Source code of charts
-- START --
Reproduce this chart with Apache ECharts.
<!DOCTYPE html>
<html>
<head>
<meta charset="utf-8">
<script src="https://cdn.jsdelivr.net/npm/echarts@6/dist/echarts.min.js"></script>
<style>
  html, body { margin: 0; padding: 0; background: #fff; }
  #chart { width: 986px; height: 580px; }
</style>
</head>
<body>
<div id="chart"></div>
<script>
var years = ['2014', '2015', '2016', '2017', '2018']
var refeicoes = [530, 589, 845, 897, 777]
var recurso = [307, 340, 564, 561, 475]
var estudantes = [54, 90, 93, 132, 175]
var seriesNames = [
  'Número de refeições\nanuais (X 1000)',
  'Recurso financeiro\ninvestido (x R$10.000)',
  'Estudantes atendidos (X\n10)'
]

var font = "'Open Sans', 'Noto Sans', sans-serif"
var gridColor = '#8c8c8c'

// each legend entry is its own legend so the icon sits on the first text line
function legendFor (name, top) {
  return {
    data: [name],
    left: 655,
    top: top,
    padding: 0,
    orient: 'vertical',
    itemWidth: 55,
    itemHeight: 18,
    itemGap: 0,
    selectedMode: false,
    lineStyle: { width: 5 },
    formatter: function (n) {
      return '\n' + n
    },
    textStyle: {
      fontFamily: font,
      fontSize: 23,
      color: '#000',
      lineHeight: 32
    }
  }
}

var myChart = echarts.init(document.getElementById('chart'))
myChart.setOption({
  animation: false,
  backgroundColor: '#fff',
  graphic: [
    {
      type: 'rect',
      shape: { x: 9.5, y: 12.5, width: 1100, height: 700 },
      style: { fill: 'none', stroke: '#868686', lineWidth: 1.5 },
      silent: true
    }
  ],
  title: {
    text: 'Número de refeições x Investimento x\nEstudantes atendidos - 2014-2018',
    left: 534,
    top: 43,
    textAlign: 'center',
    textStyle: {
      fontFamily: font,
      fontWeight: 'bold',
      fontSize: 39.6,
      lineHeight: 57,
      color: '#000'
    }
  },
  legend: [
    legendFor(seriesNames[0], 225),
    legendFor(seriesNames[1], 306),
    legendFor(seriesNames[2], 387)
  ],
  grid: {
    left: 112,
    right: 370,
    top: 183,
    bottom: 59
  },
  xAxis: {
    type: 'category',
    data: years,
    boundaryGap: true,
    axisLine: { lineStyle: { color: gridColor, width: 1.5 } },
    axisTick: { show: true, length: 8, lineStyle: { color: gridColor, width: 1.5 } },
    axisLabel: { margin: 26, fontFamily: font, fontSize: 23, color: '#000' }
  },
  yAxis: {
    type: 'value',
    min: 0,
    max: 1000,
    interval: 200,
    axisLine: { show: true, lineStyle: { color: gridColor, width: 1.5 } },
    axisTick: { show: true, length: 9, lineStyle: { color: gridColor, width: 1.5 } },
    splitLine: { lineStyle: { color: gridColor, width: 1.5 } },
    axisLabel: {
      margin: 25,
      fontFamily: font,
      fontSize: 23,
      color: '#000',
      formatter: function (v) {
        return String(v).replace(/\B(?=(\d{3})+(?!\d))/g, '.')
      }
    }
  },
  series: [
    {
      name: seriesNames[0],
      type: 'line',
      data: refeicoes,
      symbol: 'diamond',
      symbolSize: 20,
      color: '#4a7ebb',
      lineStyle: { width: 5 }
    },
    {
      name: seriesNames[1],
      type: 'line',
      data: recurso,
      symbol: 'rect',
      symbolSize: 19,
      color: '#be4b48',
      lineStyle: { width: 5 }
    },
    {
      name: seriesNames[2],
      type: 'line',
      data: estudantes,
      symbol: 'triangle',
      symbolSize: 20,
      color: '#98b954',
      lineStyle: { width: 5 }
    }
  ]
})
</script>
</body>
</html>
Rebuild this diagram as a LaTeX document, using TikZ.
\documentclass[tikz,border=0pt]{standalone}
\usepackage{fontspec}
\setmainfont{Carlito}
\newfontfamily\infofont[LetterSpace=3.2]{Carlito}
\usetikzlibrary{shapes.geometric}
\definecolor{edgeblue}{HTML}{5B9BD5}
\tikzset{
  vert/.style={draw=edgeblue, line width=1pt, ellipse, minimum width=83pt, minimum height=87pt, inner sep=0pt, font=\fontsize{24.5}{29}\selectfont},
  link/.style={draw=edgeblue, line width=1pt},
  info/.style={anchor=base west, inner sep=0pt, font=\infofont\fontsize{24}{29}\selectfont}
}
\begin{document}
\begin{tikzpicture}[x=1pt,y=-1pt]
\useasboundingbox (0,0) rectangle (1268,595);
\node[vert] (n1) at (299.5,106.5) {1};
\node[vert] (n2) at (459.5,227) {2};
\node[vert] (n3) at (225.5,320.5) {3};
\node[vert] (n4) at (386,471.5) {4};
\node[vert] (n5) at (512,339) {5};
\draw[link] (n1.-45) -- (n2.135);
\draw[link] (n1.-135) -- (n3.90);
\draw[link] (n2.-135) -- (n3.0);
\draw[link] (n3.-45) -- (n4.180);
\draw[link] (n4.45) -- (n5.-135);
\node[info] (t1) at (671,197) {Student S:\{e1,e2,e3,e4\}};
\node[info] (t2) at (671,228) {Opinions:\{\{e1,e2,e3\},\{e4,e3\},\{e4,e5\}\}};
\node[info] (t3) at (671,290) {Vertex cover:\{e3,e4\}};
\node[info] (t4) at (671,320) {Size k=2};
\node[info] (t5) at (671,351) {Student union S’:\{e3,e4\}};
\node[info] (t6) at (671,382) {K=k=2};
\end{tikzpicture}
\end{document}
-- END --
◆ **Work to complete**
List all lines in the material containing the string "this".

◆ **Completed task**
Reproduce this chart with Apache ECharts.
Rebuild this diagram as a LaTeX document, using TikZ.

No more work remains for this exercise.